More troubling, as a recent New York Times analysis shows, government vaccine mandates have been expanding nationally but are not producing a significant boost in state and local vaccination rates. Perhaps that’s because penalties aren’t being enforced where mandates exist, but I don’t know. The Times reported that mandates exist in states with already high vaccination rates, so it was possibly difficult to find room for improvement. Mandates may also have lost some of their punch because, the Times observed, “vaccine hesitancy and refusal have been reinforced over time.”
The perils of that kind of messaging were evident at a Senate Commerce Committee hearing last week. Senator Ted Cruz excoriated Scott Kirby, the chief executive officer of United Airlines Holdings Inc., during the hearing for successfully instituting a mandate at his company. Kirby, who has repeatedly said that his first duty is to keep his employees and customers safe, has been uncompromising in his approach. About 99.7% of United’s 67,000-member workforce is now vaccinated.
Cruz had a different perspective. He praised Gary Kelly, the CEO of Southwest Airlines Co., and Doug Parker, the CEO of American Airlines Group Inc., for having a lighter touch than Kirby.

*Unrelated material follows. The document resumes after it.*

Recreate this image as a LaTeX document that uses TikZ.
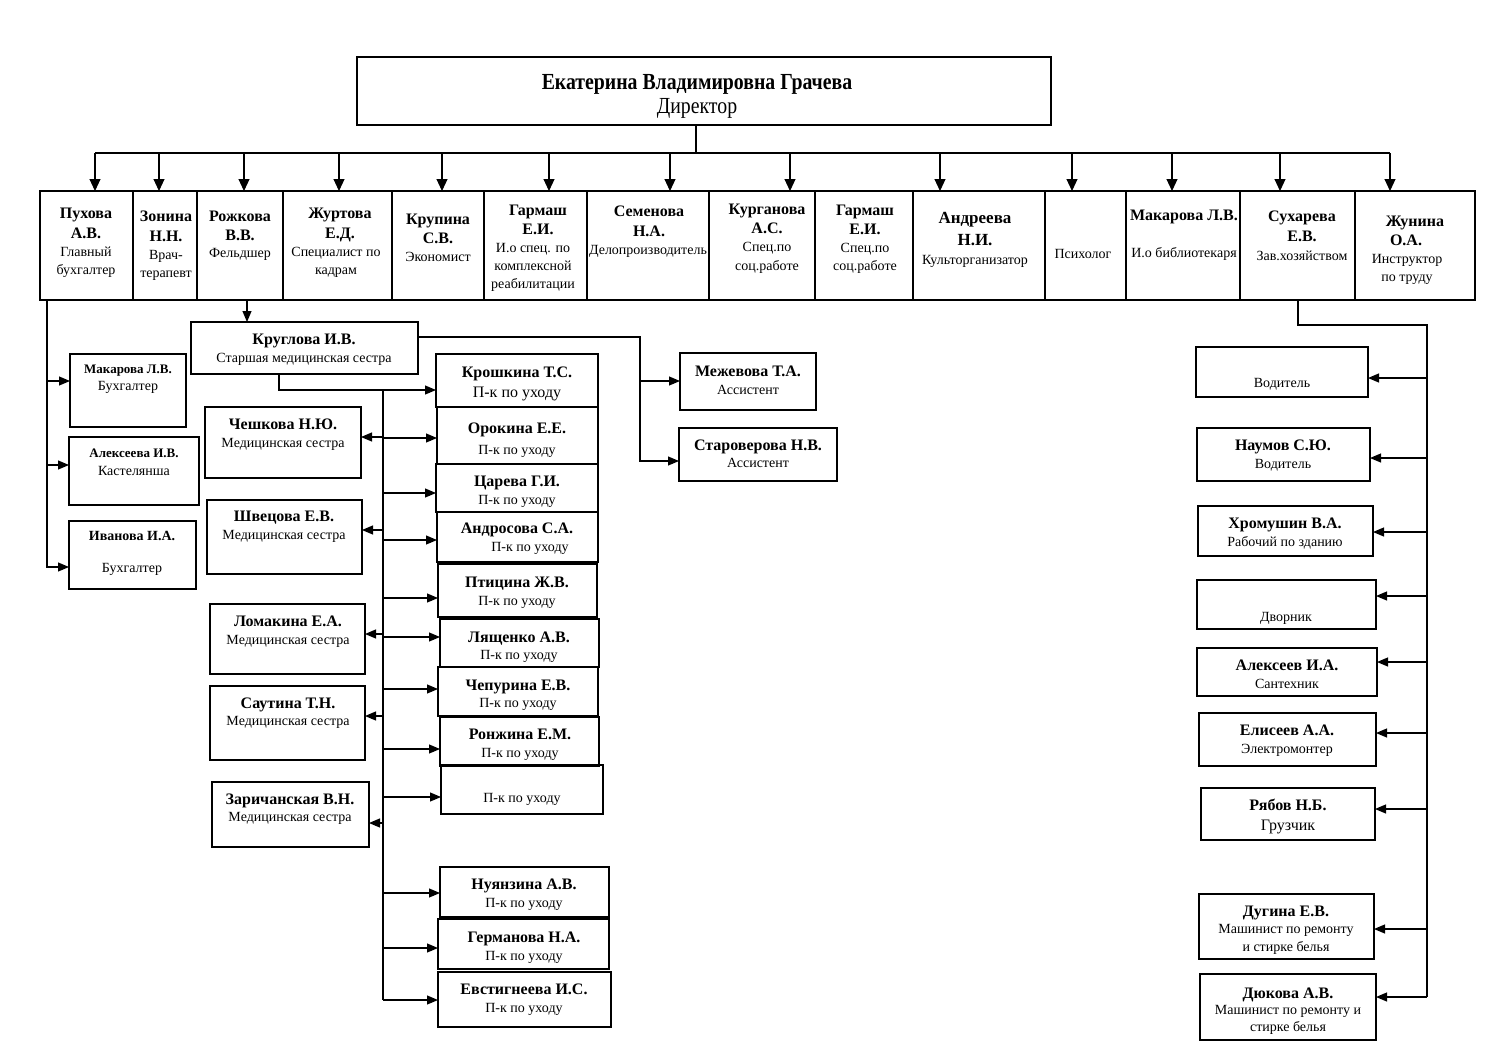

“I’m proud to say the two airlines based in Texas, Mr. Kelly’s airline and Mr. Parker’s airline, I think had been exemplary, particularly concerning vaccine mandates,” Cruz said. “Both of you have made public commitments that you will not be firing your employees because of failure to comply with the vaccine mandate.”
Kelly, who was coughing and unmasked during the Senate hearing, disclosed on Friday that he had tested positive for Covid-19. Kelly may be Cruz’s kind of guy, but omicron has landed, and the clock is ticking. Undermining mandates won’t do anyone any good.